Because this photo was of someone whom I (thought I) had known so well. Whom I had dated for four years. Whom I had lived with and gotten pregnant by, twice, and planned a future with…
This photo bore the semblance of this same person. I had spent so many hours just staring at that face, looking into those big brown eyes, looking sideways and sharing smiles and giggles with, yes, un-mistakingly him—that same countenance.
It was hauntingly familiar and completely alien all at once.
My mind could not make sense of it.
It is a strange thing to love a narcissist. It is strange to love someone with a double life, especially when you already have PTSD and have a hard time already grasping all that has already happened. It is so surreal to [have to, to try to] reckon with how you were blind to their true nature, that they shielded it so well, or you were that daft, that oblivious, or that in love and loyal.
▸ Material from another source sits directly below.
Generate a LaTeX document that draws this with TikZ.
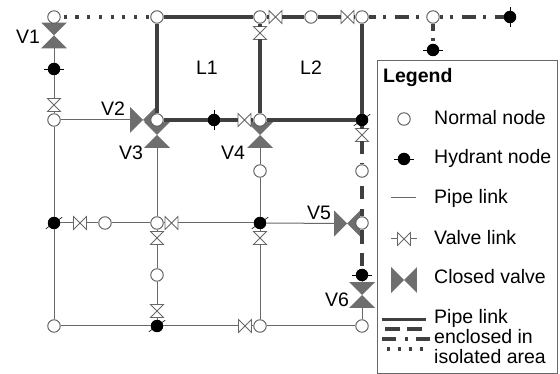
\documentclass[tikz,border=0pt]{standalone}
\usepackage{fontspec}
\setmainfont{Liberation Sans}
\definecolor{pipegray}{HTML}{686868}
\definecolor{isogray}{HTML}{404040}
\definecolor{closedgray}{HTML}{6E6E6E}
\tikzset{
	nnode/.style={circle,draw=pipegray!85!black,fill=white,line width=0.9pt,minimum size=12.5pt,inner sep=0pt},
	hnode/.style={circle,fill=black,minimum size=12.5pt,inner sep=0pt,append after command={\pgfextra{\draw[black,line width=0.6pt] ([shift={(#1:10)}]\tikzlastnode.center) -- ([shift={(#1+180:10)}]\tikzlastnode.center);}}},
	valveh/.style={minimum size=12.5pt,inner sep=0pt,append after command={\pgfextra{\draw[pipegray,fill=white,line width=0.8pt] (\tikzlastnode.north west) -- (\tikzlastnode.south east) -- (\tikzlastnode.north east) -- (\tikzlastnode.south west) -- cycle;}}},
	valvev/.style={minimum size=12.5pt,inner sep=0pt,append after command={\pgfextra{\draw[pipegray,fill=white,line width=0.8pt] (\tikzlastnode.north west) -- (\tikzlastnode.south east) -- (\tikzlastnode.south west) -- (\tikzlastnode.north east) -- cycle;}}},
	closedh/.style={minimum size=25.5pt,inner sep=0pt,append after command={\pgfextra{\fill[closedgray] (\tikzlastnode.north west) -- (\tikzlastnode.south east) -- (\tikzlastnode.north east) -- (\tikzlastnode.south west) -- cycle;}}},
	closedv/.style={minimum size=25.5pt,inner sep=0pt,append after command={\pgfextra{\fill[closedgray] (\tikzlastnode.north west) -- (\tikzlastnode.south east) -- (\tikzlastnode.south west) -- (\tikzlastnode.north east) -- cycle;}}},
	pipe/.style={draw=pipegray,line width=1pt},
	isopipe/.style={draw=isogray,line width=3.4pt},
	isodash/.style={draw=isogray,line width=3.4pt,dash pattern=on 14pt off 8pt},
	isodot/.style={draw=isogray,line width=3.4pt,dash pattern=on 14pt off 7.5pt on 3pt off 8.5pt},
	isosmall/.style={draw=isogray,line width=3.2pt,dash pattern=on 3.2pt off 8.5pt},
	lab/.style={font=\fontsize{19.5}{20}\selectfont,text=black,inner sep=0pt},
	legendbox/.style={draw=pipegray,line width=0.9pt,minimum width=180pt,minimum height=313pt,inner sep=0pt}
}
\begin{document}
\begin{tikzpicture}[x=1pt,y=-1pt]
	\useasboundingbox (0,0) rectangle (560,374);
	\node[closedv] (v1) at (54,35.5) {};
	\node[closedh] (v2) at (143,120) {};
	\node[closedv] (v3) at (157,135) {};
	\node[closedv] (v4) at (260,135) {};
	\node[closedh] (v5) at (347,223.5) {};
	\node[closedv] (v6) at (362,295) {};
	\node[nnode] (n1) at (54,17) {};
	\node[nnode] (n2) at (157,17) {};
	\node[nnode] (n3) at (260,17) {};
	\node[nnode] (n4) at (311,17) {};
	\node[nnode] (n5) at (362,17) {};
	\node[nnode] (n6) at (433,17) {};
	\node[hnode=90] (h1) at (510,17) {};
	\node[hnode=0] (h2) at (433,50) {};
	\node[hnode=0] (h3) at (54,69) {};
	\node[nnode] (n7) at (54,120) {};
	\node[nnode] (n8) at (157,120) {};
	\node[hnode=90] (h4) at (214,120) {};
	\node[nnode] (n9) at (260,120) {};
	\node[hnode=-35] (h5) at (362,120) {};
	\node[nnode] (n10) at (260,171) {};
	\node[nnode] (n11) at (362,171) {};
	\node[hnode=-35] (h6) at (54,223) {};
	\node[nnode] (n12) at (105,223) {};
	\node[nnode] (n13) at (157,223) {};
	\node[hnode=-35] (h7) at (260,223) {};
	\node[nnode] (n14) at (362,223) {};
	\node[nnode] (n15) at (157,275) {};
	\node[hnode=0] (h8) at (362,275) {};
	\node[nnode] (n16) at (54,326) {};
	\node[hnode=-35] (h9) at (157,326) {};
	\node[nnode] (n17) at (260,326) {};
	\node[nnode] (n18) at (362,326) {};
	\node[valveh] (a1) at (275.5,17) {};
	\node[valveh] (a2) at (347.5,17) {};
	\node[valveh] (a3) at (244.5,120) {};
	\node[valveh] (a4) at (80,223) {};
	\node[valveh] (a5) at (171.5,223) {};
	\node[valveh] (a6) at (245,326) {};
	\node[valvev] (b1) at (260,33) {};
	\node[valvev] (b2) at (54,105) {};
	\node[valvev] (b3) at (362,135) {};
	\node[valvev] (b4) at (157,238) {};
	\node[valvev] (b5) at (260,238) {};
	\node[valvev] (b6) at (157,311) {};
	\draw[isosmall,shorten <=3pt] (n1) -- (n2);
	\draw[isopipe] (n2) -- (n3);
	\draw[isopipe] (n3) -- (a1);
	\draw[isopipe] (a1) -- (n4);
	\draw[isopipe] (n4) -- (a2);
	\draw[isopipe] (a2) -- (n5);
	\draw[isopipe] (n3) -- (b1);
	\draw[isopipe] (b1) -- (n9);
	\draw[isopipe] (n2) -- (n8);
	\draw[isopipe] (n5) -- (h5);
	\draw[isopipe] (n8) -- (h4);
	\draw[isopipe] (h4) -- (a3);
	\draw[isopipe] (a3) -- (n9);
	\draw[isopipe] (n9) -- (h5);
	\draw[isopipe] (h5) -- (b3);
	\draw[isodot,dash phase=7pt] (n5) -- (n6);
	\draw[isodot,dash phase=11pt] (n6) -- (h1);
	\draw[isodot,dash phase=7pt] (n6) -- (h2);
	\draw[isodash,dash pattern=on 13pt off 9pt on 2pt off 9pt] (b3) -- (n11);
	\draw[isodash,dash pattern=on 0pt off 8pt on 13pt off 10pt on 20pt off 9pt] (n11) -- (n14);
	\draw[isodash,dash pattern=on 14pt off 9pt on 13pt off 9pt] (n14) -- (h8);
	\draw[pipe] (v1) -- (h3);
	\draw[pipe] (h3) -- (b2);
	\draw[pipe] (b2) -- (n7);
	\draw[pipe] (n7) -- (v2);
	\draw[pipe] (n7) -- (h6);
	\draw[pipe] (h6) -- (n16);
	\draw[pipe] (n16) -- (h9);
	\draw[pipe] (h9) -- (a6);
	\draw[pipe] (a6) -- (n17);
	\draw[pipe] (n17) -- (n18);
	\draw[pipe] (h6) -- (a4);
	\draw[pipe] (a4) -- (n12);
	\draw[pipe] (n12) -- (n13);
	\draw[pipe] (n13) -- (a5);
	\draw[pipe] (a5) -- (h7);
	\draw[pipe] (h7) -- (v5);
	\draw[pipe] (v3) -- (n13);
	\draw[pipe] (n13) -- (b4);
	\draw[pipe] (b4) -- (n15);
	\draw[pipe] (n15) -- (b6);
	\draw[pipe] (b6) -- (h9);
	\draw[pipe] (v4) -- (n10);
	\draw[pipe] (n10) -- (h7);
	\draw[pipe] (h7) -- (b5);
	\draw[pipe] (b5) -- (n17);
	\draw[pipe] (h8) -- (v6);
	\draw[pipe] (v6) -- (n18);
	\node[lab] (l1) at (207,68) {L1};
	\node[lab] (l2) at (311,68) {L2};
	\node[lab] (t1) at (28,37) {V1};
	\node[lab] (t2) at (113,109) {V2};
	\node[lab] (t3) at (131,153) {V3};
	\node[lab] (t4) at (233,153) {V4};
	\node[lab] (t5) at (319,213) {V5};
	\node[lab] (t6) at (337,300) {V6};
	\node[legendbox] (legend) at (467,216.5) {};
	\node[lab,anchor=west,font=\fontsize{19.5}{20}\selectfont\bfseries] (title) at (383,78) {Legend};
	\node[nnode] (k1) at (404,119) {};
	\node[hnode=0] (k2) at (404,159) {};
	\coordinate (k3a) at (391,198);
	\coordinate (k3b) at (416,198);
	\draw[pipe] (k3a) -- (k3b);
	\coordinate (k4a) at (391,239);
	\coordinate (k4b) at (417,239);
	\node[valveh] (k4) at (404,239) {};
	\draw[pipe] (k4a) -- (k4);
	\draw[pipe] (k4) -- (k4b);
	\node[closedh] (k5) at (404,280) {};
	\coordinate (k6a) at (382,319.5);
	\coordinate (k6b) at (426,319.5);
	\draw[isopipe] (k6a) -- (k6b);
	\coordinate (k7a) at (385,329);
	\coordinate (k7b) at (422,329);
	\draw[isodash,dash pattern=on 15pt off 7pt] (k7a) -- (k7b);
	\coordinate (k8a) at (382,339);
	\coordinate (k8b) at (430,339);
	\draw[isodot,dash pattern=on 14pt off 8.5pt on 3pt off 8.5pt] (k8a) -- (k8b);
	\coordinate (k9a) at (386.5,349);
	\coordinate (k9b) at (423,349);
	\draw[isosmall,dash pattern=on 3.2pt off 8pt] (k9a) -- (k9b);
	\node[lab,anchor=west] (d1) at (434,118) {Normal node};
	\node[lab,anchor=west] (d2) at (434,158) {Hydrant node};
	\node[lab,anchor=west] (d3) at (434,198) {Pipe link};
	\node[lab,anchor=west] (d4) at (434,238) {Valve link};
	\node[lab,anchor=west] (d5) at (434,277) {Closed valve};
	\node[lab,anchor=west,align=left] (d6) at (434,337) {Pipe link\\enclosed in\\isolated area};
\end{tikzpicture}
\end{document}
I remember in one final conversation with him via text I said to him the only thing I knew then—and know now—to be true, after four years:
“I don’t think that the person I thought [you are] actually exists.”
It was probably the [only] genuine thing of my four year relationship with a narcissist. Someone who proved himself very capable of lying and cheating, evading any accountability, with no remorse, even when caught red-handed with dozens of photo documentation.
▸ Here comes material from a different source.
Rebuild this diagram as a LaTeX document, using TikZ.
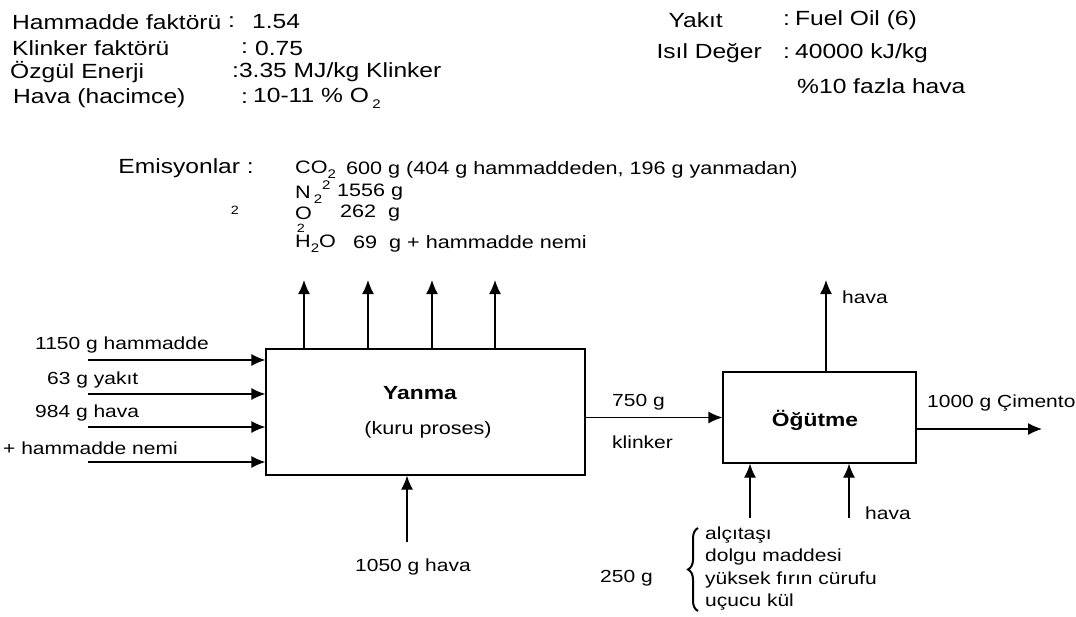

Instead [he tried] to blame me. For his cheating?
I sit with this now, let it settle deep within my psyche, as I reflect on how often this must happen, as I consider a friend of mine who is—heart breakingly enduring the same thing that I did—coming face to face with pictures of a hauntingly known yet unfamiliar face, smiling broadly in their extramarital affair. Looking Ecstatic. Beyond elated.
How little we [really, truly can] know of one another.
It all makes so much sense now—my ex’s obsession with anonymity and privacy on social media and his preoccupation with cameras around the house. He must have worried, seeing the world as potentially full of others like he was—full of secrets and lies and double-lives.
We shield so much from each other, and we hide so much from even ourselves. Sometimes maliciously, selfishly, for our own gain and cheap thrill. Sometimes we’re running from ourselves, unable and unwilling to admit to our deepest truths, since they are not flattering, so we save face, we perform.
I know. I’ve done this myself. It is my second nature; I grew up the child of an alcoholic, I was the hero, so I acted from a young age. I pretended everything was fine for all of us and I got very very good at it, majoring in theatre was the logical next step.
The idea of trusting another with my heart is something entirely inconceivable for me right now, even if I did want it. But I am different than my ex.
I am and I will sit with my pain and heal. I will not hurt another by jumping into a relationship, a rebound, to satisfy my own ego and to continue to run from my problems. I will not love another before I am ready. They deserve that.
Instead, I sit with it. The pain. The betrayal. The stark truth that I really do not know others.
I think it enough, a firm and solid step in the right direction to start to [really] know myself.